My Goodreads review: The Bloody Chamber
Oct. 15th, 2015 05:12 pm![[personal profile]](https://www.dreamwidth.org/img/silk/identity/user.png)

My rating: 5 of 5 stars
Although this short but incredibly concentrated collection is apparently a modern classic, I’d never run into it until now. And that’s a shame, because it’s one of the more elegant bits of darkness I’ve read in some time.
In these ten tales, Angela Carter doesn’t so much retell various fairy tales & legends as rip them apart and rebuild them entirely. Her style is elaborate, poetic, and measured. Her viewpoint is unabashedly feminist, yet critical to the point of cynicism. Her obsessions – and she seems to have had quite a few – are worked out over & over again, reflections in a series of precisely warped mirrors.

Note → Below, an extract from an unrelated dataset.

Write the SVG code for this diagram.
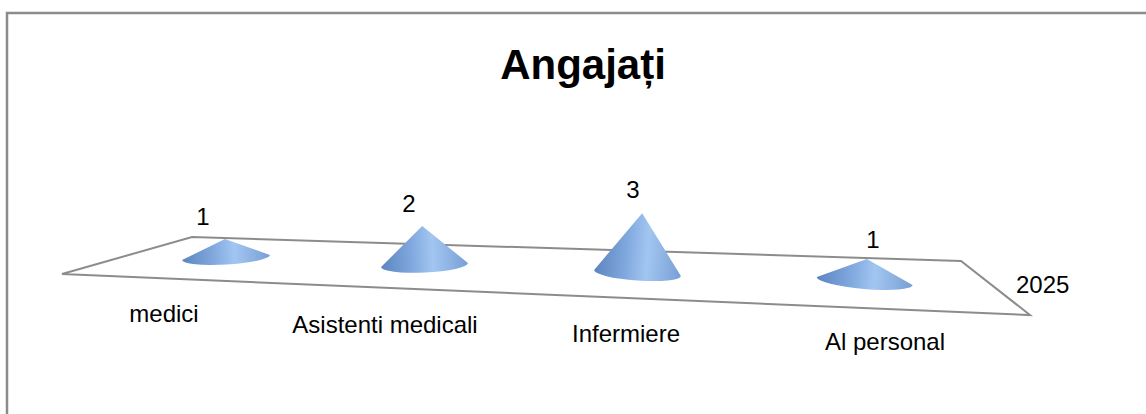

Whether this approach works or not depends upon the individual reader. It certainly worked for me – once I slowed down enough to absorb these stories as the near prose-poems they are. My personal favorites were “The Bloody Chamber,” “The Tiger’s Bride,” and “The Lady in the House of Love,” but YMMV – and it’s almost sure to. Do yourself a favor, though, and read this collection in order. Many of the tales play off previous ones, and skipping around may dilute the effect.